=== Records supplied ===

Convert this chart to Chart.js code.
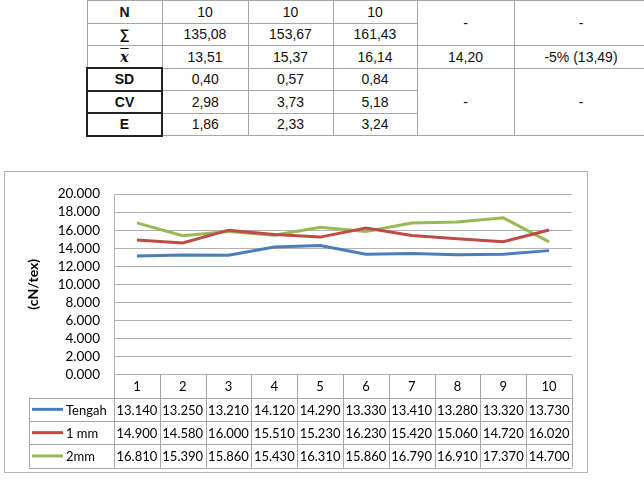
<!DOCTYPE html>
<html><head><meta charset="utf-8">
<script src="https://cdn.jsdelivr.net/npm/chart.js@4"></script>
<style>
html,body{margin:0;padding:0;background:#fff;width:644px;height:480px;overflow:hidden;position:relative}
#stats{position:absolute;left:86px;top:0;width:561px;border-collapse:collapse;font-family:"Liberation Sans",Arial,sans-serif;font-size:14px;color:#111;table-layout:fixed}
#stats td,#stats th{border:1px solid #a6a6a6;padding:0;text-align:center;vertical-align:middle;line-height:16px}
#stats th{font-weight:bold}
#stats th.dark{border:2px solid #222}
#stats tr{height:22.5px}
.xbar{font-family:"DejaVu Serif",serif;font-style:italic;font-weight:bold;text-decoration:overline;font-size:14px}
#box{position:absolute;left:4px;top:171px;width:584px;height:302px;border:1px solid #b5b5b5;box-sizing:border-box}
#c{display:block}
</style></head>
<body>
<table id="stats">
<colgroup><col style="width:75px"><col style="width:86px"><col style="width:85px"><col style="width:84px"><col style="width:97px"><col style="width:134px"></colgroup>
<tbody id="sb"></tbody>
</table>
<div id="box"><canvas id="c" width="582" height="300"></canvas></div>
<script>
// ---- statistics table ----
const statLabels = ['N', '∑', 'x', 'SD', 'CV', 'E'];
const statTengah = ['10', '135,08', '13,51', '0,40', '2,98', '1,86'];
const stat1mm = ['10', '153,67', '15,37', '0,57', '3,73', '2,33'];
const stat2mm = ['10', '161,43', '16,14', '0,84', '5,18', '3,24'];
const statStd = ['-', '14,20', '-'];
const statTol = ['-', '-5% (13,49)', '-'];

// ---- chart data ----
const categories = ['1', '2', '3', '4', '5', '6', '7', '8', '9', '10'];
const seriesNames = ['Tengah', '1 mm', '2mm'];
const tengah = [13.14, 13.25, 13.21, 14.12, 14.29, 13.33, 13.41, 13.28, 13.32, 13.73];
const mm1 = [14.90, 14.58, 16.00, 15.51, 15.23, 16.23, 15.42, 15.06, 14.72, 16.02];
const mm2 = [16.81, 15.39, 15.86, 15.43, 16.31, 15.86, 16.79, 16.91, 17.37, 14.70];
const yMin = 0, yMax = 20, yStep = 2;
const yTitle = '(cN/tex)';

// build stats table
const sb = document.getElementById('sb');
for (let r = 0; r < statLabels.length; r++) {
  const tr = document.createElement('tr');
  const th = document.createElement('th');
  if (r >= 3) th.className = 'dark';
  if (r === 2) { const s = document.createElement('span'); s.className = 'xbar'; s.textContent = statLabels[r]; th.appendChild(s); }
  else th.textContent = statLabels[r];
  tr.appendChild(th);
  [statTengah, stat1mm, stat2mm].forEach(a => { const td = document.createElement('td'); td.textContent = a[r]; tr.appendChild(td); });
  const span = r === 0 ? 2 : r === 2 ? 1 : r === 3 ? 3 : 0;
  const idx = r === 0 ? 0 : r === 2 ? 1 : 2;
  if (span) {
    [statStd, statTol].forEach(a => { const td = document.createElement('td'); td.rowSpan = span; td.textContent = a[idx]; tr.appendChild(td); });
  }
  sb.appendChild(tr);
}

Chart.defaults.font.family = 'Lato';
Chart.defaults.font.size = 13;
Chart.defaults.color = '#000';

const colors = ['#4a7ebb', '#be4b48', '#98b954'];
const seriesData = [tengah, mm1, mm2];

const dataTable = {
  id: 'dataTable',
  afterDraw(chart) {
    const ctx = chart.ctx, xs = chart.scales.x, a = chart.chartArea;
    const n = categories.length, w = (a.right - a.left) / n;
    const rh = 23.3, top = a.bottom, legLeft = 24;
    const rows = seriesNames.length;
    const bottom = top + rh * (rows + 1);
    ctx.save();
    ctx.strokeStyle = '#a6a6a6';
    ctx.lineWidth = 1;
    ctx.beginPath();
    for (let i = 0; i <= n; i++) {
      const xx = Math.round(a.left + i * w) + 0.5;
      ctx.moveTo(xx, top); ctx.lineTo(xx, bottom);
    }
    ctx.moveTo(legLeft + 0.5, top + rh); ctx.lineTo(legLeft + 0.5, bottom);
    for (let r = 1; r <= rows + 1; r++) {
      const yy = Math.round(top + r * rh) + 0.5;
      ctx.moveTo(legLeft, yy); ctx.lineTo(a.right, yy);
    }
    ctx.stroke();
    ctx.fillStyle = '#000';
    ctx.font = '13px Lato';
    ctx.textAlign = 'center';
    ctx.textBaseline = 'middle';
    for (let i = 0; i < n; i++) {
      const cx = xs.getPixelForValue(i);
      ctx.fillText(categories[i], cx, top + rh / 2 + 1);
      for (let s = 0; s < rows; s++) {
        ctx.fillText(seriesData[s][i].toFixed(3), cx, top + rh * (s + 1.5) + 1);
      }
    }
    ctx.textAlign = 'left';
    for (let s = 0; s < rows; s++) {
      const cy = top + rh * (s + 1.5);
      ctx.strokeStyle = colors[s]; ctx.lineWidth = 3;
      ctx.beginPath(); ctx.moveTo(legLeft + 3, cy); ctx.lineTo(legLeft + 34, cy); ctx.stroke();
      ctx.fillText(seriesNames[s], legLeft + 37, cy + 1);
    }
    ctx.restore();
  }
};

new Chart(document.getElementById('c'), {
  type: 'line',
  data: {
    labels: categories,
    datasets: seriesNames.map((name, i) => ({
      label: name, data: seriesData[i], borderColor: colors[i], backgroundColor: colors[i],
      borderWidth: 3, pointRadius: 0, tension: 0, fill: false
    }))
  },
  options: {
    responsive: false, animation: false,
    layout: { padding: { left: 0, top: 15.3, right: 15, bottom: 97.6 } },
    plugins: { legend: { display: false }, tooltip: { enabled: false } },
    scales: {
      x: { display: false, offset: true },
      y: {
        min: yMin, max: yMax,
        ticks: { stepSize: yStep, padding: 14, autoSkip: false, callback: v => v.toFixed(3), font: { size: 13.5 } },
        grid: { color: '#b3b3b3', drawTicks: false },
        border: { display: true, color: '#b3b3b3' },
        title: { display: true, text: yTitle, font: { size: 14, weight: 'bold' }, padding: { top: 20, bottom: 0 } },
        afterFit: s => { s.width = 109; }
      }
    }
  },
  plugins: [dataTable]
});
</script>
</body></html>
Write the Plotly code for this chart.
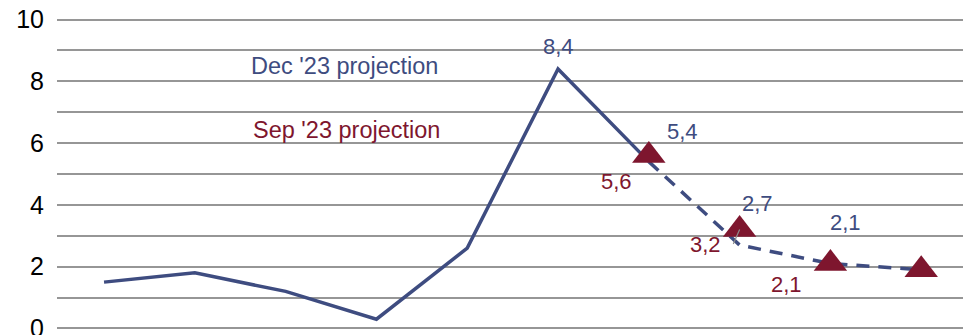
import plotly.graph_objects as go

# Data
dec_solid_x = [0, 1, 2, 3, 4, 5, 6]
dec_solid_y = [1.5, 1.8, 1.2, 0.3, 2.6, 8.4, 5.4]
dec_dash_x = [6, 7, 8, 9]
dec_dash_y = [5.4, 2.7, 2.1, 1.9]
sep_x = [6, 7, 8, 9]
sep_y = [5.6, 3.2, 2.1, 1.9]

dec_labels = [(5, 8.4, "8,4", 0, 22), (6, 5.4, "5,4", 34, 30), (7, 2.7, "2,7", 18, 42), (8, 2.1, "2,1", 15, 41)]
sep_labels = [(6, 5.6, "5,6", -32, -26), (7, 3.2, "3,2", -34, -15), (8, 2.1, "2,1", -44, -21)]

BLUE = "rgb(62,76,128)"
RED = "rgb(126,22,46)"
FONT = "Liberation Sans, Arial, sans-serif"

fig = go.Figure()
fig.add_trace(go.Scatter(x=dec_solid_x, y=dec_solid_y, mode="lines",
                         line=dict(color=BLUE, width=3.5), showlegend=False))
fig.add_trace(go.Scatter(x=dec_dash_x, y=dec_dash_y, mode="lines",
                         line=dict(color=BLUE, width=3.5, dash="13px,9px"), showlegend=False))
fig.add_trace(go.Scatter(x=sep_x, y=sep_y, mode="markers",
                         marker=dict(symbol="triangle-up", size=29, color=RED), showlegend=False))

for x, y, t, xs, ys in dec_labels:
    fig.add_annotation(x=x, y=y, text=t, showarrow=False, xshift=xs, yshift=ys,
                       font=dict(color=BLUE, size=22, family=FONT))
for x, y, t, xs, ys in sep_labels:
    fig.add_annotation(x=x, y=y, text=t, showarrow=False, xshift=xs, yshift=ys,
                       font=dict(color=RED, size=22, family=FONT))

# leader line for 3,2
fig.add_annotation(x=7, y=3.2, text="", showarrow=True, arrowhead=0, ax=-7, ay=16,
                   arrowcolor="rgb(140,140,140)", arrowwidth=1.2)

fig.add_annotation(x=2.65, y=8.5, text="Dec '23 projection", showarrow=False,
                   font=dict(color=BLUE, size=23.5, family=FONT))
fig.add_annotation(x=2.67, y=6.43, text="Sep '23 projection", showarrow=False,
                   font=dict(color=RED, size=23.5, family=FONT))

yt = list(range(0, 11))
fig.update_layout(
    width=963, height=335,
    margin=dict(l=57, r=0, t=18.46, b=5.46, autoexpand=False),
    plot_bgcolor="white", paper_bgcolor="white",
    font=dict(family=FONT, size=23, color="black"),
    xaxis=dict(range=[-0.518, 9.46], showgrid=False, zeroline=False,
               showticklabels=False, showline=False, automargin=False),
    yaxis=dict(range=[-0.05, 10.05], tickvals=yt,
               ticktext=[str(v) if v % 2 == 0 else "" for v in yt],
               showgrid=True, gridcolor="rgb(150,150,150)", gridwidth=2,
               zeroline=False, showline=False, ticklabelstandoff=12,
               ticklabeloverflow="allow", tickfont=dict(size=25),
               automargin=False),
)

fig.write_html("out.html")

===

Requirement: Select the lines in this material that hold the word "code", leaving none out.

Reply:
Convert this chart to Chart.js code.
Write the Plotly code for this chart.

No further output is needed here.